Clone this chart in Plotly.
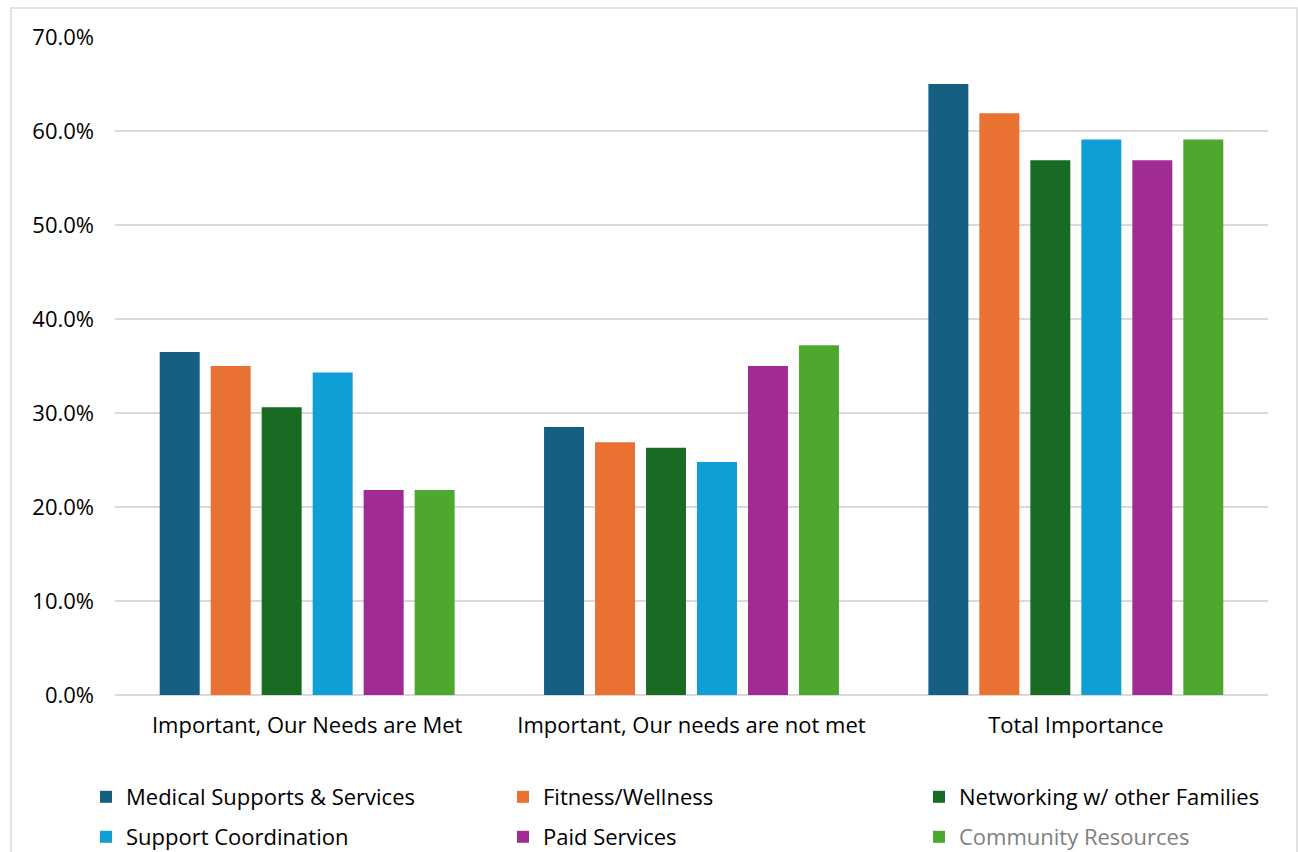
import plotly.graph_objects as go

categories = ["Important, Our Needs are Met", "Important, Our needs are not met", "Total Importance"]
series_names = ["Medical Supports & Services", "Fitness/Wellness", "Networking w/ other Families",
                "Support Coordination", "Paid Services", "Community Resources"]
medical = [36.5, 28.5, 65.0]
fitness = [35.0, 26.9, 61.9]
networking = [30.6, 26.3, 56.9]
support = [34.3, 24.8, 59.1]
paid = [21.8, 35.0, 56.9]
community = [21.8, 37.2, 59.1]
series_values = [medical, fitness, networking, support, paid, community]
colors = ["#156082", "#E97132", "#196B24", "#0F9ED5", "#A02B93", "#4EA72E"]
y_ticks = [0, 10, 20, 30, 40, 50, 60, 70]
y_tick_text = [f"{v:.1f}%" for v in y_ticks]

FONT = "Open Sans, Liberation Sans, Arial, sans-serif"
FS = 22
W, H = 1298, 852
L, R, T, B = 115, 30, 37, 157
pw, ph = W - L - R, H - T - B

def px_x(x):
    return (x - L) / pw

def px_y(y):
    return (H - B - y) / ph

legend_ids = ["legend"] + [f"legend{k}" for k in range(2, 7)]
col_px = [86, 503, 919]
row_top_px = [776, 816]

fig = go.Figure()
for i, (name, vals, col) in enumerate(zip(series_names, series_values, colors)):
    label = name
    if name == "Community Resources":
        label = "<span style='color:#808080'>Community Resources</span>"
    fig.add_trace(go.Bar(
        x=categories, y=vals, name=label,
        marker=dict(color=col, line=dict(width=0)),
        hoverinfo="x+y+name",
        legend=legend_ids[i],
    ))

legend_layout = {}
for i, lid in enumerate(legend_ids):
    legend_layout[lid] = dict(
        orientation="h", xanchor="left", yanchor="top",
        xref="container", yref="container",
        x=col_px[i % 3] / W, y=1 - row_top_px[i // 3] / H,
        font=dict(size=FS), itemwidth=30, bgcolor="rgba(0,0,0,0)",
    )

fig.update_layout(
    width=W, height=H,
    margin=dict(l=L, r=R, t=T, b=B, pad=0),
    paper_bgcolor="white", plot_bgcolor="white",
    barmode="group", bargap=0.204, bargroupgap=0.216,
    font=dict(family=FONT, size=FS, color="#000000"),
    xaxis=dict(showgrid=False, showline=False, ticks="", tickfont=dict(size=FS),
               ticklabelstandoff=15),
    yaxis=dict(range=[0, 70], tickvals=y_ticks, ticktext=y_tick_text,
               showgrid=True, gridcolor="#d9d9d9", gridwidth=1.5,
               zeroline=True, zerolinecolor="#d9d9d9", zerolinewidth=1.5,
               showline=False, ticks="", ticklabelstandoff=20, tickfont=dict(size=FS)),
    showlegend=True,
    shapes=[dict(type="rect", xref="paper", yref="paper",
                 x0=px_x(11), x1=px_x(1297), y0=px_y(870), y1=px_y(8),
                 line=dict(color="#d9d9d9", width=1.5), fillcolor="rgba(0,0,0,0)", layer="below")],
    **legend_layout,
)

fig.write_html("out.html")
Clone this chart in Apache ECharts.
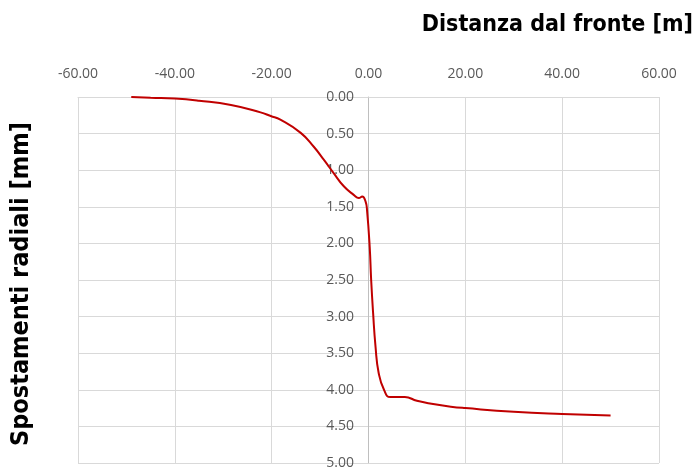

What the task asks :: Repeat the records word for word. Any picture in them should be left out.

Answer to the exercise ::
Clone this chart in Plotly.
import plotly.graph_objects as go

categories = ["Important, Our Needs are Met", "Important, Our needs are not met", "Total Importance"]
series_names = ["Medical Supports & Services", "Fitness/Wellness", "Networking w/ other Families",
                "Support Coordination", "Paid Services", "Community Resources"]
medical = [36.5, 28.5, 65.0]
fitness = [35.0, 26.9, 61.9]
networking = [30.6, 26.3, 56.9]
support = [34.3, 24.8, 59.1]
paid = [21.8, 35.0, 56.9]
community = [21.8, 37.2, 59.1]
series_values = [medical, fitness, networking, support, paid, community]
colors = ["#156082", "#E97132", "#196B24", "#0F9ED5", "#A02B93", "#4EA72E"]
y_ticks = [0, 10, 20, 30, 40, 50, 60, 70]
y_tick_text = [f"{v:.1f}%" for v in y_ticks]

FONT = "Open Sans, Liberation Sans, Arial, sans-serif"
FS = 22
W, H = 1298, 852
L, R, T, B = 115, 30, 37, 157
pw, ph = W - L - R, H - T - B

def px_x(x):
    return (x - L) / pw

def px_y(y):
    return (H - B - y) / ph

legend_ids = ["legend"] + [f"legend{k}" for k in range(2, 7)]
col_px = [86, 503, 919]
row_top_px = [776, 816]

fig = go.Figure()
for i, (name, vals, col) in enumerate(zip(series_names, series_values, colors)):
    label = name
    if name == "Community Resources":
        label = "<span style='color:#808080'>Community Resources</span>"
    fig.add_trace(go.Bar(
        x=categories, y=vals, name=label,
        marker=dict(color=col, line=dict(width=0)),
        hoverinfo="x+y+name",
        legend=legend_ids[i],
    ))

legend_layout = {}
for i, lid in enumerate(legend_ids):
    legend_layout[lid] = dict(
        orientation="h", xanchor="left", yanchor="top",
        xref="container", yref="container",
        x=col_px[i % 3] / W, y=1 - row_top_px[i // 3] / H,
        font=dict(size=FS), itemwidth=30, bgcolor="rgba(0,0,0,0)",
    )

fig.update_layout(
    width=W, height=H,
    margin=dict(l=L, r=R, t=T, b=B, pad=0),
    paper_bgcolor="white", plot_bgcolor="white",
    barmode="group", bargap=0.204, bargroupgap=0.216,
    font=dict(family=FONT, size=FS, color="#000000"),
    xaxis=dict(showgrid=False, showline=False, ticks="", tickfont=dict(size=FS),
               ticklabelstandoff=15),
    yaxis=dict(range=[0, 70], tickvals=y_ticks, ticktext=y_tick_text,
               showgrid=True, gridcolor="#d9d9d9", gridwidth=1.5,
               zeroline=True, zerolinecolor="#d9d9d9", zerolinewidth=1.5,
               showline=False, ticks="", ticklabelstandoff=20, tickfont=dict(size=FS)),
    showlegend=True,
    shapes=[dict(type="rect", xref="paper", yref="paper",
                 x0=px_x(11), x1=px_x(1297), y0=px_y(870), y1=px_y(8),
                 line=dict(color="#d9d9d9", width=1.5), fillcolor="rgba(0,0,0,0)", layer="below")],
    **legend_layout,
)

fig.write_html("out.html")
Clone this chart in Apache ECharts.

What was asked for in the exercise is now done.